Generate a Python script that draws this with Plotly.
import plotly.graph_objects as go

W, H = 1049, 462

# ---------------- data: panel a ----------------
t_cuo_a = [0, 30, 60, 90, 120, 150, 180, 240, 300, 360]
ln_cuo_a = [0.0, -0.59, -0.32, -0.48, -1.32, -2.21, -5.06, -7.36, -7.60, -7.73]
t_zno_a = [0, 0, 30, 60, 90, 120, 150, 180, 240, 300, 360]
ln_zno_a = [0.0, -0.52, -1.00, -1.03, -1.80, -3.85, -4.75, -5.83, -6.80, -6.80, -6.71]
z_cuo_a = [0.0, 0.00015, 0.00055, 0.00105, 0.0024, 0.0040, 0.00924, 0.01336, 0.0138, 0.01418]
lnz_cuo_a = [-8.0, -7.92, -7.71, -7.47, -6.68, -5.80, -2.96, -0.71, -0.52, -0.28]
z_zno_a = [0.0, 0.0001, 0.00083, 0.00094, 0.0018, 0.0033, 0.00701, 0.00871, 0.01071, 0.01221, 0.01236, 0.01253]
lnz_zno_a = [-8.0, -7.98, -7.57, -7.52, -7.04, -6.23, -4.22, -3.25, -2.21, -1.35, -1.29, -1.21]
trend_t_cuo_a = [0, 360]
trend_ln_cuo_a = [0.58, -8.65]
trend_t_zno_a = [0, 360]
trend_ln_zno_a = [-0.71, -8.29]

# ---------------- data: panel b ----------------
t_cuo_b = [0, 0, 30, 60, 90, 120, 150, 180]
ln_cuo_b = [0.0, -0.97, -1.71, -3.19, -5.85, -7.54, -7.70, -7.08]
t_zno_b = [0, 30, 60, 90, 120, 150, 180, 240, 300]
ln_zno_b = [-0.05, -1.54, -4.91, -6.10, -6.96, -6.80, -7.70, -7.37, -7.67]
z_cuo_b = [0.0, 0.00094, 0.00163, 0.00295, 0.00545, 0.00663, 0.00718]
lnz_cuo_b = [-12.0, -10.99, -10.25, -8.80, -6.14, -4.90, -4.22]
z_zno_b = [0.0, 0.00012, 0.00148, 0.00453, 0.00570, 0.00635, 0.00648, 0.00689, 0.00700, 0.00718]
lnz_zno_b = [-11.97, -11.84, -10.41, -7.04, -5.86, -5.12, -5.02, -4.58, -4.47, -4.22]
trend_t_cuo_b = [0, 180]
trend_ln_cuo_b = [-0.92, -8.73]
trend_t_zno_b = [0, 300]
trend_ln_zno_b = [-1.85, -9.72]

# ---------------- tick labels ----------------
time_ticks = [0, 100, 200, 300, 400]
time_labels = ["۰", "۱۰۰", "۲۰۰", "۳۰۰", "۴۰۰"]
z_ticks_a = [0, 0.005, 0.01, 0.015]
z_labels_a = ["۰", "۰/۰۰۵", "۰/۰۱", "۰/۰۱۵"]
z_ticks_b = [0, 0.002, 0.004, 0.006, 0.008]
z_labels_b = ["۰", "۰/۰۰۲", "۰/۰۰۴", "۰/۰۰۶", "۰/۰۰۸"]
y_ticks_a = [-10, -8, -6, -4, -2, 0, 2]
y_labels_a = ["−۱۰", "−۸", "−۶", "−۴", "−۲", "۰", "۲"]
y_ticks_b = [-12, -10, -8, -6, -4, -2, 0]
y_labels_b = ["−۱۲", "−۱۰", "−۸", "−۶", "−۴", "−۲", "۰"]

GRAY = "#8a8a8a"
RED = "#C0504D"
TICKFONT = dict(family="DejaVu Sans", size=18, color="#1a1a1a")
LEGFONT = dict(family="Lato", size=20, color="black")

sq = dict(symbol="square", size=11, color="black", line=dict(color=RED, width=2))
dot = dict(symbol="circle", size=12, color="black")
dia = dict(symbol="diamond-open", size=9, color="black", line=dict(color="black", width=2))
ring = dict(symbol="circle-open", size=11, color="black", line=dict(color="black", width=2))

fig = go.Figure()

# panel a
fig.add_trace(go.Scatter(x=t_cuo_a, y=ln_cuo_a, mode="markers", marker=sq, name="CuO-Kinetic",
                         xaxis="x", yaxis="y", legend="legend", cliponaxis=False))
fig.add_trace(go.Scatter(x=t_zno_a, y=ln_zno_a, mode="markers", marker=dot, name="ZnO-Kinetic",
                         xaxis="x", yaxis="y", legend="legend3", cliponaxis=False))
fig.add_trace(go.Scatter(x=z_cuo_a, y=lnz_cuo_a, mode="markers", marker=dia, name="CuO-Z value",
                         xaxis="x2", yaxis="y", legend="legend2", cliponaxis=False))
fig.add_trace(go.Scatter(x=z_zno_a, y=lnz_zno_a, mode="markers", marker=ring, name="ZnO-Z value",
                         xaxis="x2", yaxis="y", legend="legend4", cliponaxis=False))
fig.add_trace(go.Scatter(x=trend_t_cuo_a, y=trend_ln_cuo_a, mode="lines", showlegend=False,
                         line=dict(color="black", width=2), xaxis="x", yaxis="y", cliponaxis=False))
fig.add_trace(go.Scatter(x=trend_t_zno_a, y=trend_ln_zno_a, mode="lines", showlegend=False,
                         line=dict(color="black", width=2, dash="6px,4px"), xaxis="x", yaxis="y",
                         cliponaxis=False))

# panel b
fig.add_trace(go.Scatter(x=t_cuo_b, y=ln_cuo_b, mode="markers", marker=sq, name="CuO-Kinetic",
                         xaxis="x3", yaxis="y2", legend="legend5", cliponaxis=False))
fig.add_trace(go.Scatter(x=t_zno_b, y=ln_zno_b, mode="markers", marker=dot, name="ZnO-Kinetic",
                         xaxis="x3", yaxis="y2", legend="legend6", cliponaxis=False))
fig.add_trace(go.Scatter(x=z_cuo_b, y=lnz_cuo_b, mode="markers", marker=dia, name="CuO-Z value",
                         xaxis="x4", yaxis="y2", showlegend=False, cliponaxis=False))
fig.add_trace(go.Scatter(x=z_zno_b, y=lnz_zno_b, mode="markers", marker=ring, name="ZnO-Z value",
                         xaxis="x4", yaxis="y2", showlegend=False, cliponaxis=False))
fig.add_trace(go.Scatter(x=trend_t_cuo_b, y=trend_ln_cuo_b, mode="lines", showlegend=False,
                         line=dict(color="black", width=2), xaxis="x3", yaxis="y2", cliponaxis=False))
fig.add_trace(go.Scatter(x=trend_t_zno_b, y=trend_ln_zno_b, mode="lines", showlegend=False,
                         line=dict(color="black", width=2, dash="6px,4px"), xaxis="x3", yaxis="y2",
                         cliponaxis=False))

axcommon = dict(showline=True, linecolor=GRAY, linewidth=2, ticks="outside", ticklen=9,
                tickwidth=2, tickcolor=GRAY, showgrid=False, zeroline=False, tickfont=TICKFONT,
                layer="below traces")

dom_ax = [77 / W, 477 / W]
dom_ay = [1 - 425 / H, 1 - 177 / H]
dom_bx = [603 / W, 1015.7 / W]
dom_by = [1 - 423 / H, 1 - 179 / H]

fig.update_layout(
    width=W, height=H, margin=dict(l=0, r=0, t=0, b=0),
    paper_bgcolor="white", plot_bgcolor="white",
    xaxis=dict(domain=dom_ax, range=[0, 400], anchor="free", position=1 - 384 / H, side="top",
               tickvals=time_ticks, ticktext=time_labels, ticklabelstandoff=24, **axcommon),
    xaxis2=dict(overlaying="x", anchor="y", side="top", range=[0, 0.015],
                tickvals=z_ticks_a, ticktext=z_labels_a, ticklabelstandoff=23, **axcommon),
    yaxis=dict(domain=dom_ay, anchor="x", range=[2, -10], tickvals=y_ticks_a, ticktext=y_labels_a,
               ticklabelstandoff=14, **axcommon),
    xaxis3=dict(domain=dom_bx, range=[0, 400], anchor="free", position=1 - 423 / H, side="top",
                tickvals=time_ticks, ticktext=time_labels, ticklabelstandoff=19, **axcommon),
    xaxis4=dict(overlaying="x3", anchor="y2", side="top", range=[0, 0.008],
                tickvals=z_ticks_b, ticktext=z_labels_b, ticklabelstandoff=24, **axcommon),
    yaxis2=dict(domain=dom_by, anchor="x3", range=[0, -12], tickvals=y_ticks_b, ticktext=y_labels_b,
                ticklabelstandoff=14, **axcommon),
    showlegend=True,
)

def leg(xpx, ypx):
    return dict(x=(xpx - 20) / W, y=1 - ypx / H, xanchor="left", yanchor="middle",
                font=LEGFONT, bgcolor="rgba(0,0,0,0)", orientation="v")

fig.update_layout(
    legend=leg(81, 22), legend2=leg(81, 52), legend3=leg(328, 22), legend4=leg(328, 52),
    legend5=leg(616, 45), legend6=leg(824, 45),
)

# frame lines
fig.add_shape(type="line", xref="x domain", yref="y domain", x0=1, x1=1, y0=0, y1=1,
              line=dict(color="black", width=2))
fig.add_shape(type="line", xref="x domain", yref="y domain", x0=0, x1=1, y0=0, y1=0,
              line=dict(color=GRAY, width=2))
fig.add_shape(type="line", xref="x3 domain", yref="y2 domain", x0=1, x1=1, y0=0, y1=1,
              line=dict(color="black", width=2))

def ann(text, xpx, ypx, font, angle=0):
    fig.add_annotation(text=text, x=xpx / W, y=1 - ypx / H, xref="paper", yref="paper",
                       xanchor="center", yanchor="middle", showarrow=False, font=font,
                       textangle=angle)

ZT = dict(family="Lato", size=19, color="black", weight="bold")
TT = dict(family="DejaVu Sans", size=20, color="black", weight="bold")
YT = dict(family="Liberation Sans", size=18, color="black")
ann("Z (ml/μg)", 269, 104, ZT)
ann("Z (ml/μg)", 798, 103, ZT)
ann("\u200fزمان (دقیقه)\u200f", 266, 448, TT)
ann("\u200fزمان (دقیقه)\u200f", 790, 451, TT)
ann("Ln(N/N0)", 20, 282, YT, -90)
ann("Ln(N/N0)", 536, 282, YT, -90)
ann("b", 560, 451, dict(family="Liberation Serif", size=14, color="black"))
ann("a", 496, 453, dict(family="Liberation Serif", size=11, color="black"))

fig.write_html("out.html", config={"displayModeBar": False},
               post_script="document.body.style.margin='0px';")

● ● ● ●

_WHAT YOU WILL DO_
Write down again the exact lines running from the beginning of the data to the line containing "W, H = 1049, 462", with both ends included.

_CORRECT RESULT_
Generate a Python script that draws this with Plotly.
import plotly.graph_objects as go

W, H = 1049, 462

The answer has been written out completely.